La Corte d’Appello di Roma non convalida i trattenimenti in Albania
Un nuovo terremoto giudiziario scuote le fondamenta dell’accordo tra Italia e Albania sulla gestione dei migranti. La Corte d’Appello di Roma ha deciso di non convalidare il trattenimento dei migranti trasferiti martedì scorso, 28 gennaio, nel centro di detenzione di Gjader. Un verdetto che si trasforma in un clamoroso stop al piano del governo. I giudici hanno sospeso il giudizio, rimettendo tutto nelle mani della Corte di Giustizia Europea e congelando ogni decisione fino alla sentenza sui cosiddetti “Paesi sicuri”, attesa per il prossimo 25 febbraio.

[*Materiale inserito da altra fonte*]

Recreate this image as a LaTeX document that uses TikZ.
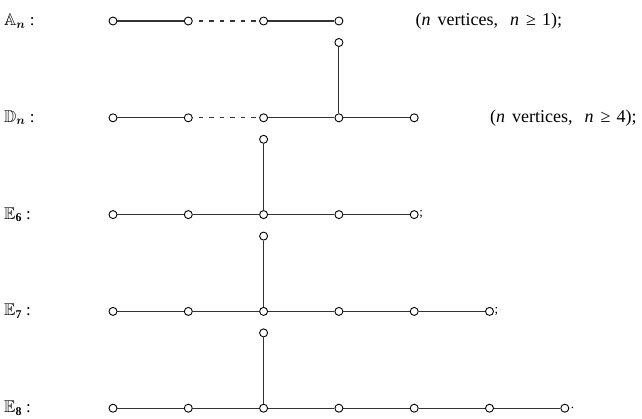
\documentclass[tikz,border=0pt]{standalone}
\usepackage{amssymb}
\usepackage{bm}
\usepackage{fontspec}
\setmainfont{Liberation Serif}
\definecolor{edgegrey}{HTML}{333333}
\begin{document}
\begin{tikzpicture}[x=1pt,y=-1pt,
  v/.style={circle,draw=black,fill=white,line width=0.9pt,minimum size=8pt,inner sep=0pt},
  edge/.style={draw=edgegrey,line width=1.1pt},
  dashedge/.style={edge,dash pattern=on 4.5pt off 6pt,dash phase=4.5pt},
  lbl/.style={anchor=west,inner sep=0pt,font=\fontsize{17}{20}\selectfont},
  note/.style={anchor=west,inner sep=0pt,font=\fontsize{18}{21}\selectfont},
  punct/.style={anchor=west,inner sep=0pt,font=\fontsize{13}{15}\selectfont}]
\useasboundingbox (0,0) rectangle (642,418);
\def\dx{75.3}
\def\rA{21}
\def\rD{117.8}
\def\rE{214.6}
\def\rF{311.4}
\def\rG{408.2}
% A_n
\foreach \i in {0,...,3} \node[v] (a\i) at ({113+\dx*\i},\rA) {};
\draw[edge] (a0) -- (a1);
\draw[dashedge] (a1) -- (a2);
\draw[edge] (a2) -- (a3);
\node[lbl] (la) at (4,\rA) {$\mathbb{A}_{\bm{n}}$ :};
\node[note] (na) at (415.5,\rA) {(\textit{n}\hspace{7pt}vertices,\hspace{12pt}\textit{n}\hspace{7pt}≥\hspace{6pt}1);};
% D_n
\foreach \i in {0,...,4} \node[v] (d\i) at ({113+\dx*\i},\rD) {};
\node[v] (db) at ({113+\dx*3},{\rD-\dx}) {};
\draw[edge] (d0) -- (d1);
\draw[dashedge] (d1) -- (d2);
\draw[edge] (d2) -- (d3);
\draw[edge] (d3) -- (d4);
\draw[edge] (db) -- (d3);
\node[lbl] (ld) at (4,\rD) {$\mathbb{D}_{\bm{n}}$ :};
\node[note] (nd) at (490,\rD) {(\textit{n}\hspace{7pt}vertices,\hspace{12pt}\textit{n}\hspace{7pt}≥\hspace{6pt}4);};
% E_6
\foreach \i in {0,...,4} \node[v] (e\i) at ({113+\dx*\i},\rE) {};
\node[v] (eb) at ({113+\dx*2},{\rE-\dx}) {};
\draw[edge] (e0) -- (e1);
\draw[edge] (e1) -- (e2);
\draw[edge] (e2) -- (e3);
\draw[edge] (e3) -- (e4);
\draw[edge] (eb) -- (e2);
\node[lbl] (le) at (4,\rE) {$\mathbb{E}_{\mathbf{6}}$ :};
\node[punct] (pe) at ([xshift=0.5pt]e4.east) {;};
% E_7
\foreach \i in {0,...,5} \node[v] (f\i) at ({113+\dx*\i},\rF) {};
\node[v] (fb) at ({113+\dx*2},{\rF-\dx}) {};
\draw[edge] (f0) -- (f1);
\draw[edge] (f1) -- (f2);
\draw[edge] (f2) -- (f3);
\draw[edge] (f3) -- (f4);
\draw[edge] (f4) -- (f5);
\draw[edge] (fb) -- (f2);
\node[lbl] (lf) at (4,\rF) {$\mathbb{E}_{\mathbf{7}}$ :};
\node[punct] (pf) at ([xshift=0.5pt]f5.east) {;};
% E_8
\foreach \i in {0,...,6} \node[v] (g\i) at ({113+\dx*\i},\rG) {};
\node[v] (gb) at ({113+\dx*2},{\rG-\dx}) {};
\draw[edge] (g0) -- (g1);
\draw[edge] (g1) -- (g2);
\draw[edge] (g2) -- (g3);
\draw[edge] (g3) -- (g4);
\draw[edge] (g4) -- (g5);
\draw[edge] (g5) -- (g6);
\draw[edge] (gb) -- (g2);
\node[lbl] (lg) at (4,\rG) {$\mathbb{E}_{\mathbf{8}}$ :};
\node[punct] (pg) at ([xshift=1.5pt]g6.east) {.};
\end{tikzpicture}
\end{document}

La liberazione è inevitabile
La decisione stravolge le sorti delle persone trasferite in Albania. “Il giudizio deve essere sospeso fino alla decisione della Corte di Giustizia. E siccome la sospensione impedisce di rispettare il termine di 48 ore per la convalida, la liberazione del trattenuto diventa inevitabile”, si legge nel dispositivo. Una sentenza che ricalca precedenti pronunciamenti della Corte Costituzionale e che, di fatto, smantella l’efficacia dell’accordo bilaterale voluto dal governo italiano.
La conseguenza
Il piano di trasferimento si sgretola sotto il peso della burocrazia e delle sentenze. I 43 migranti detenuti nel centro di Gjader, in gran parte provenienti da Bangladesh ed Egitto, dovranno essere riportati in Italia. Oggi, sabato 1 febbraio, alle ore 12, torneranno sulle navi della Guardia Costiera, come se nulla fosse mai accaduto. Un’odissea giudiziaria che si consuma tra carte bollate e rinvii, mentre il governo assiste impotente allo smantellamento della sua strategia.
Cinque migranti erano già rientrati
Alcuni di loro, nel frattempo, erano già rientrati: cinque persone salvate nel weekend a sud di Lampedusa sono state subito riportate in Italia. Quattro perché minorenni, uno perché vulnerabile. Un elemento che mette in luce un altro aspetto controverso dell’accordo: il trattato tra Roma e Tirana prevede il trasferimento solo di uomini adulti, giudicati non vulnerabili e provenienti da Paesi considerati sicuri. Ma la definizione di “sicuro” è ora appesa a un filo, sospesa nell’attesa di una decisione europea.
Le reazioni politiche tra sdegno e accuse
L’ira politica non si è fatta attendere. Il capogruppo di Fratelli d’Italia al Senato, Lucio Malan, ha parlato di una decisione incomprensibile e disastrosa. “Ancora una volta, la Corte d’Appello di Roma libera migranti irregolari che potevano essere rapidamente rimpatriati. Ancora una volta si rimanda tutto alla Corte di Giustizia Europea, ignorando che la Cassazione aveva già chiarito che questa è una competenza del governo. È evidente che alcuni tribunali italiani considerano irrilevanti le direttive della Suprema Corte. Sono profondamente sconcertato”.
Ancora più duro il commento di Igor Iezzi, deputato della Lega. “Non è una sorpresa. Per l’ennesima volta la magistratura blocca una misura necessaria e utile, apprezzata persino in Europa. L’Italia sta cercando di affrontare un’immigrazione fuori controllo e di garantire la sicurezza nazionale, ma c’è chi usa il proprio potere per ostacolare il governo, ignorando la volontà popolare”.
Dall’opposizione, la segretaria del PD, Elly Schlein, esulta e lancia l’affondo: “Giorgia Meloni si rassegni: i centri in Albania sono un fallimento colossale. Non funzionano e non funzioneranno mai. È scandaloso lo spreco di denaro pubblico per un’operazione inutile e illegittima. Parliamo di oltre un miliardo di euro che avremmo potuto usare per assumere infermieri e medici negli ospedali svuotati. Chiederemo un resoconto dettagliato di ogni centesimo speso in questa follia”.
Mentre la battaglia politica infuria, il destino dei migranti rimane in bilico. L’accordo con l’Albania, sbandierato come una soluzione rivoluzionaria, rischia di frantumarsi sotto il peso delle sentenze. Il governo è con le spalle al muro: continuerà a difendere il patto o dovrà ammettere la sconfitta? La prossima mossa spetta a Bruxelles. Ma il tempo stringe e l’incubo dei rimpatri si ripete.